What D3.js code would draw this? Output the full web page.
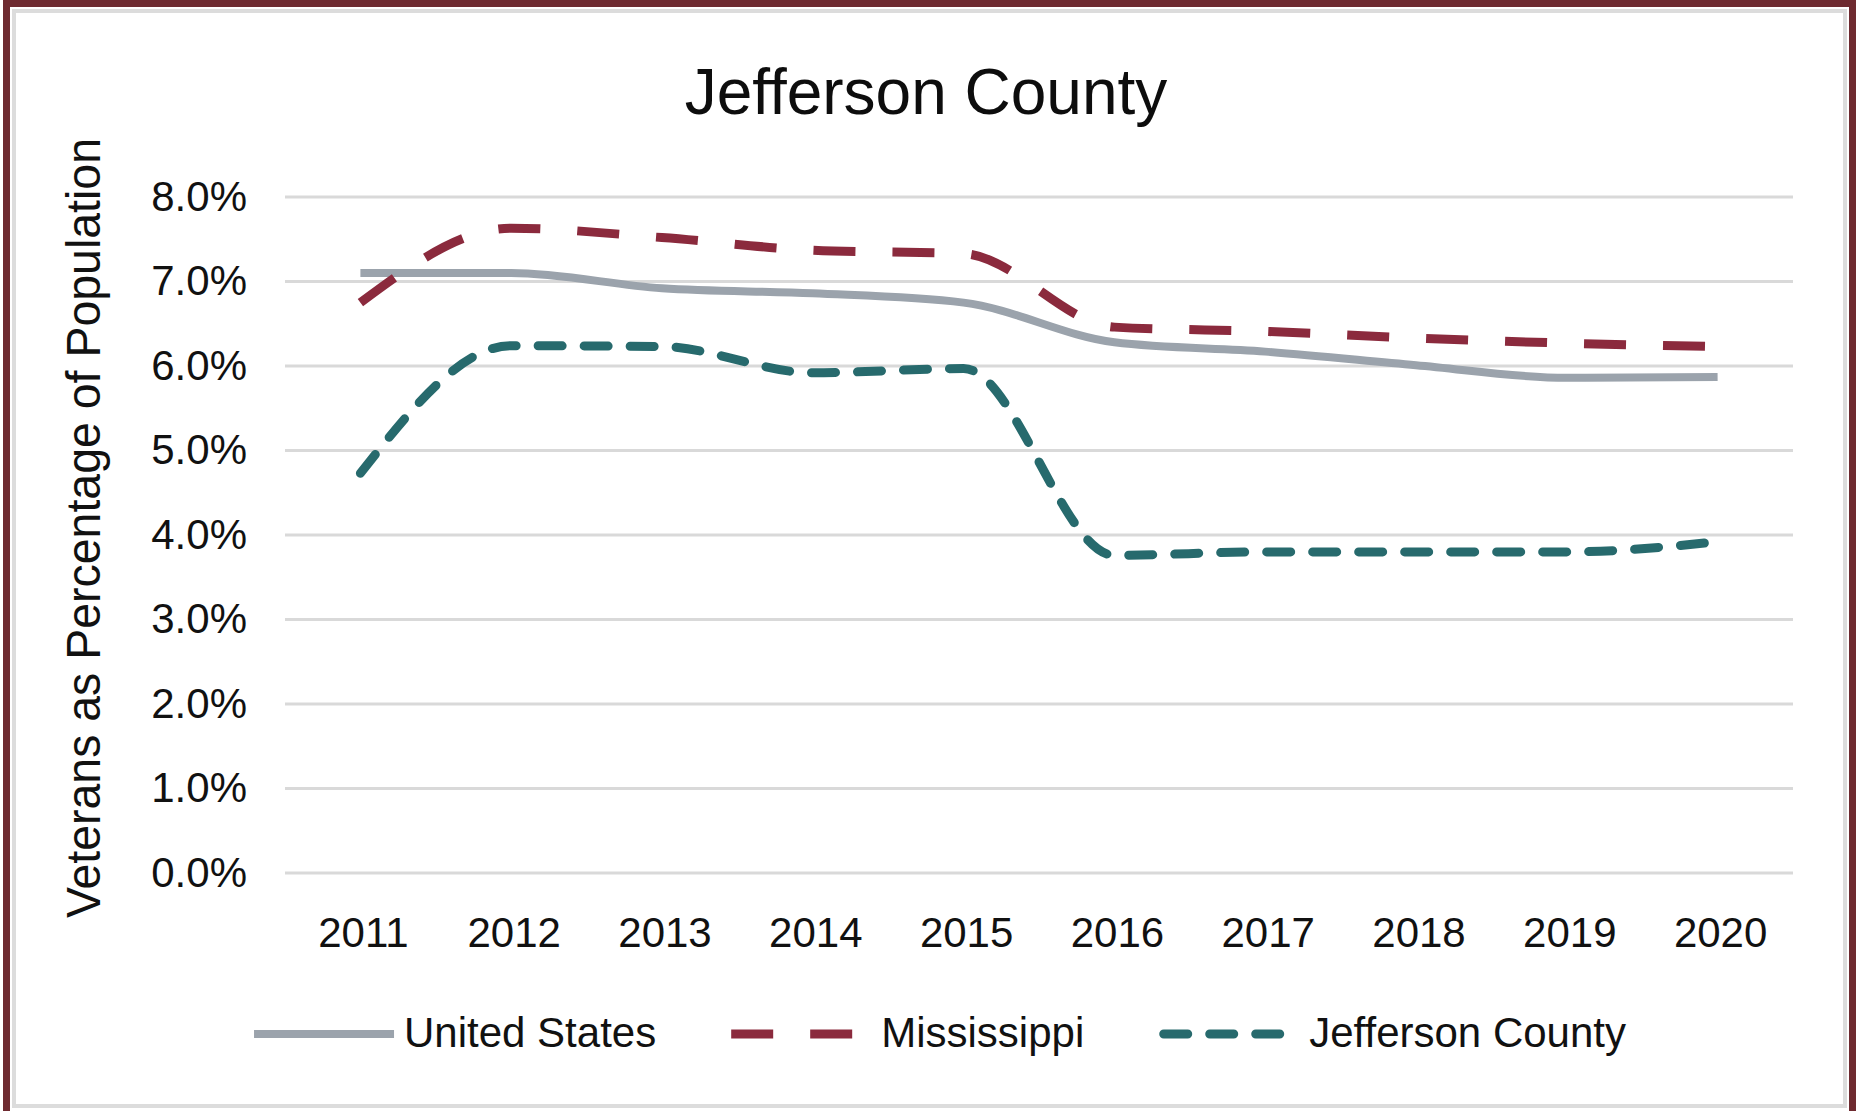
<!DOCTYPE html>
<html>
<head>
    <meta charset="utf-8">
    <script src="https://d3js.org/d3.v7.min.js"></script>
    <style>

    html, body {
        margin: 0;
        padding: 0;
        background: #fff;
    }

    svg {
        display: block;
        font-family: "Liberation Sans", Arial, sans-serif;
    }

    .axis text {
        font-size: 42px;
        fill: #111;
    }

    </style>
</head>
<body>

<svg id="chart"></svg>

<script>

    var width = 1858,
        height = 1111;

    // data
    var years = [2011, 2012, 2013, 2014, 2015, 2016, 2017, 2018, 2019, 2020];
    var yTicks = [0, 1, 2, 3, 4, 5, 6, 7, 8];
    var usValues = [7.10, 7.10, 6.92, 6.86, 6.75, 6.28, 6.17, 6.01, 5.86, 5.87];
    var msValues = [6.75, 7.63, 7.52, 7.37, 7.33, 6.46, 6.41, 6.33, 6.27, 6.23];
    var jcValues = [4.73, 6.24, 6.23, 5.92, 5.97, 3.76, 3.80, 3.80, 3.80, 3.92];
    var seriesNames = ['United States', 'Mississippi', 'Jefferson County'];

    var plot = {left: 285, right: 1793, top: 197, bottom: 873};

    var svg = d3.select('#chart')
        .attr('width', width)
        .attr('height', height);

    // frame
    svg.append('rect')
        .attr('x', 6.5).attr('y', 3.5)
        .attr('width', 1846).attr('height', 1130)
        .attr('fill', 'none')
        .attr('stroke', '#6e2a30')
        .attr('stroke-width', 7);

    svg.append('rect')
        .attr('x', 14).attr('y', 11)
        .attr('width', 1831).attr('height', 1095)
        .attr('fill', 'none')
        .attr('stroke', '#dcdcdc')
        .attr('stroke-width', 4);

    var x = d3.scaleBand()
        .domain(years)
        .range([plot.left, plot.right]);

    var y = d3.scaleLinear()
        .domain([0, 8])
        .range([plot.bottom, plot.top]);

    function cx(d) { return x(d) + x.bandwidth() / 2; }

    // Gridlines
    svg.append('g')
        .selectAll('line')
        .data(yTicks)
        .join('line')
        .attr('x1', plot.left)
        .attr('x2', plot.right)
        .attr('y1', function(d) { return y(d); })
        .attr('y2', function(d) { return y(d); })
        .attr('stroke', '#d9d9d9')
        .attr('stroke-width', 3);

    // Axes
    var yAxis = svg.append('g')
        .attr('class', 'axis')
        .attr('transform', 'translate(' + plot.left + ',0)')
        .call(d3.axisLeft(y)
            .tickValues(yTicks)
            .tickFormat(function(d) { return d.toFixed(1) + '%'; })
            .tickSize(0)
            .tickPadding(38));
    yAxis.select('.domain').remove();

    var xAxis = svg.append('g')
        .attr('class', 'axis')
        .attr('transform', 'translate(3,' + plot.bottom + ')')
        .call(d3.axisBottom(x)
            .tickSize(0)
            .tickPadding(44));
    xAxis.select('.domain').remove();

    svg.selectAll('.axis text')
        .attr('font-family', null)
        .attr('font-size', null);

    // Lines
    var series = [
        {name: seriesNames[0], values: usValues, color: '#9ba3ac', dash: null, cap: 'butt', w: 8, pad: 0},
        {name: seriesNames[1], values: msValues, color: '#8b2a3d', dash: '42 37', cap: 'butt', w: 9, pad: 0},
        {name: seriesNames[2], values: jcValues, color: '#276a6d', dash: '24 22', cap: 'round', w: 9, pad: 4.5}
    ];

    var line = d3.line()
        .x(function(d, i) { return cx(years[i]); })
        .y(function(d) { return y(d); })
        .curve(d3.curveMonotoneX);

    svg.append('g')
        .selectAll('path')
        .data(series)
        .join('path')
        .attr('d', function(s) { return line(s.values); })
        .attr('fill', 'none')
        .attr('stroke', function(s) { return s.color; })
        .attr('stroke-width', function(s) { return s.w; })
        .attr('stroke-dasharray', function(s) { return s.dash; })
        .attr('stroke-linecap', function(s) { return s.cap; });

    // Title
    svg.append('text')
        .attr('x', 926)
        .attr('y', 114)
        .attr('text-anchor', 'middle')
        .attr('font-size', 64)
        .attr('fill', '#0d0d0d')
        .text('Jefferson County');

    svg.append('text')
        .attr('transform', 'translate(100,528) rotate(-90)')
        .attr('text-anchor', 'middle')
        .attr('font-size', 48)
        .attr('textLength', 780)
        .attr('lengthAdjust', 'spacingAndGlyphs')
        .attr('fill', '#111')
        .text('Veterans as Percentage of Population');

    // Legend
    var legend = svg.append('g'),
        lineLen = 140,
        textGap = 10,
        itemGap = 75,
        legendY = 1034;

    var items = legend.selectAll('g')
        .data(series)
        .join('g');

    items.append('line')
        .attr('x1', function(s) { return s.pad; })
        .attr('x2', function(s) { return s.pad ? lineLen - 20 + s.pad : lineLen; })
        .attr('y1', legendY)
        .attr('y2', legendY)
        .attr('stroke', function(s) { return s.color; })
        .attr('stroke-width', function(s) { return s.w; })
        .attr('stroke-dasharray', function(s) { return s.dash; })
        .attr('stroke-linecap', function(s) { return s.cap; });

    items.append('text')
        .attr('x', lineLen + textGap)
        .attr('y', legendY + 13)
        .attr('font-size', 42)
        .attr('fill', '#111')
        .text(function(s) { return s.name; });

    var widths = [],
        total = 0;
    items.each(function() {
        var w = lineLen + textGap + d3.select(this).select('text').node().getComputedTextLength();
        widths.push(w);
        total += w;
    });
    total += itemGap * (series.length - 1);

    var pos = 940 - total / 2;
    items.attr('transform', function(d, i) {
        var t = 'translate(' + pos + ',0)';
        pos += widths[i] + itemGap;
        return t;
    });

</script>
</body>
</html>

## Instructions for the task
The material above must be printed exactly, with its pictures left out.

## Complete output
What D3.js code would draw this? Output the full web page.
<!DOCTYPE html>
<html>
<head>
    <meta charset="utf-8">
    <script src="https://d3js.org/d3.v7.min.js"></script>
    <style>

    html, body {
        margin: 0;
        padding: 0;
        background: #fff;
    }

    svg {
        display: block;
        font-family: "Liberation Sans", Arial, sans-serif;
    }

    .axis text {
        font-size: 42px;
        fill: #111;
    }

    </style>
</head>
<body>

<svg id="chart"></svg>

<script>

    var width = 1858,
        height = 1111;

    // data
    var years = [2011, 2012, 2013, 2014, 2015, 2016, 2017, 2018, 2019, 2020];
    var yTicks = [0, 1, 2, 3, 4, 5, 6, 7, 8];
    var usValues = [7.10, 7.10, 6.92, 6.86, 6.75, 6.28, 6.17, 6.01, 5.86, 5.87];
    var msValues = [6.75, 7.63, 7.52, 7.37, 7.33, 6.46, 6.41, 6.33, 6.27, 6.23];
    var jcValues = [4.73, 6.24, 6.23, 5.92, 5.97, 3.76, 3.80, 3.80, 3.80, 3.92];
    var seriesNames = ['United States', 'Mississippi', 'Jefferson County'];

    var plot = {left: 285, right: 1793, top: 197, bottom: 873};

    var svg = d3.select('#chart')
        .attr('width', width)
        .attr('height', height);

    // frame
    svg.append('rect')
        .attr('x', 6.5).attr('y', 3.5)
        .attr('width', 1846).attr('height', 1130)
        .attr('fill', 'none')
        .attr('stroke', '#6e2a30')
        .attr('stroke-width', 7);

    svg.append('rect')
        .attr('x', 14).attr('y', 11)
        .attr('width', 1831).attr('height', 1095)
        .attr('fill', 'none')
        .attr('stroke', '#dcdcdc')
        .attr('stroke-width', 4);

    var x = d3.scaleBand()
        .domain(years)
        .range([plot.left, plot.right]);

    var y = d3.scaleLinear()
        .domain([0, 8])
        .range([plot.bottom, plot.top]);

    function cx(d) { return x(d) + x.bandwidth() / 2; }

    // Gridlines
    svg.append('g')
        .selectAll('line')
        .data(yTicks)
        .join('line')
        .attr('x1', plot.left)
        .attr('x2', plot.right)
        .attr('y1', function(d) { return y(d); })
        .attr('y2', function(d) { return y(d); })
        .attr('stroke', '#d9d9d9')
        .attr('stroke-width', 3);

    // Axes
    var yAxis = svg.append('g')
        .attr('class', 'axis')
        .attr('transform', 'translate(' + plot.left + ',0)')
        .call(d3.axisLeft(y)
            .tickValues(yTicks)
            .tickFormat(function(d) { return d.toFixed(1) + '%'; })
            .tickSize(0)
            .tickPadding(38));
    yAxis.select('.domain').remove();

    var xAxis = svg.append('g')
        .attr('class', 'axis')
        .attr('transform', 'translate(3,' + plot.bottom + ')')
        .call(d3.axisBottom(x)
            .tickSize(0)
            .tickPadding(44));
    xAxis.select('.domain').remove();

    svg.selectAll('.axis text')
        .attr('font-family', null)
        .attr('font-size', null);

    // Lines
    var series = [
        {name: seriesNames[0], values: usValues, color: '#9ba3ac', dash: null, cap: 'butt', w: 8, pad: 0},
        {name: seriesNames[1], values: msValues, color: '#8b2a3d', dash: '42 37', cap: 'butt', w: 9, pad: 0},
        {name: seriesNames[2], values: jcValues, color: '#276a6d', dash: '24 22', cap: 'round', w: 9, pad: 4.5}
    ];

    var line = d3.line()
        .x(function(d, i) { return cx(years[i]); })
        .y(function(d) { return y(d); })
        .curve(d3.curveMonotoneX);

    svg.append('g')
        .selectAll('path')
        .data(series)
        .join('path')
        .attr('d', function(s) { return line(s.values); })
        .attr('fill', 'none')
        .attr('stroke', function(s) { return s.color; })
        .attr('stroke-width', function(s) { return s.w; })
        .attr('stroke-dasharray', function(s) { return s.dash; })
        .attr('stroke-linecap', function(s) { return s.cap; });

    // Title
    svg.append('text')
        .attr('x', 926)
        .attr('y', 114)
        .attr('text-anchor', 'middle')
        .attr('font-size', 64)
        .attr('fill', '#0d0d0d')
        .text('Jefferson County');

    svg.append('text')
        .attr('transform', 'translate(100,528) rotate(-90)')
        .attr('text-anchor', 'middle')
        .attr('font-size', 48)
        .attr('textLength', 780)
        .attr('lengthAdjust', 'spacingAndGlyphs')
        .attr('fill', '#111')
        .text('Veterans as Percentage of Population');

    // Legend
    var legend = svg.append('g'),
        lineLen = 140,
        textGap = 10,
        itemGap = 75,
        legendY = 1034;

    var items = legend.selectAll('g')
        .data(series)
        .join('g');

    items.append('line')
        .attr('x1', function(s) { return s.pad; })
        .attr('x2', function(s) { return s.pad ? lineLen - 20 + s.pad : lineLen; })
        .attr('y1', legendY)
        .attr('y2', legendY)
        .attr('stroke', function(s) { return s.color; })
        .attr('stroke-width', function(s) { return s.w; })
        .attr('stroke-dasharray', function(s) { return s.dash; })
        .attr('stroke-linecap', function(s) { return s.cap; });

    items.append('text')
        .attr('x', lineLen + textGap)
        .attr('y', legendY + 13)
        .attr('font-size', 42)
        .attr('fill', '#111')
        .text(function(s) { return s.name; });

    var widths = [],
        total = 0;
    items.each(function() {
        var w = lineLen + textGap + d3.select(this).select('text').node().getComputedTextLength();
        widths.push(w);
        total += w;
    });
    total += itemGap * (series.length - 1);

    var pos = 940 - total / 2;
    items.attr('transform', function(d, i) {
        var t = 'translate(' + pos + ',0)';
        pos += widths[i] + itemGap;
        return t;
    });

</script>
</body>
</html>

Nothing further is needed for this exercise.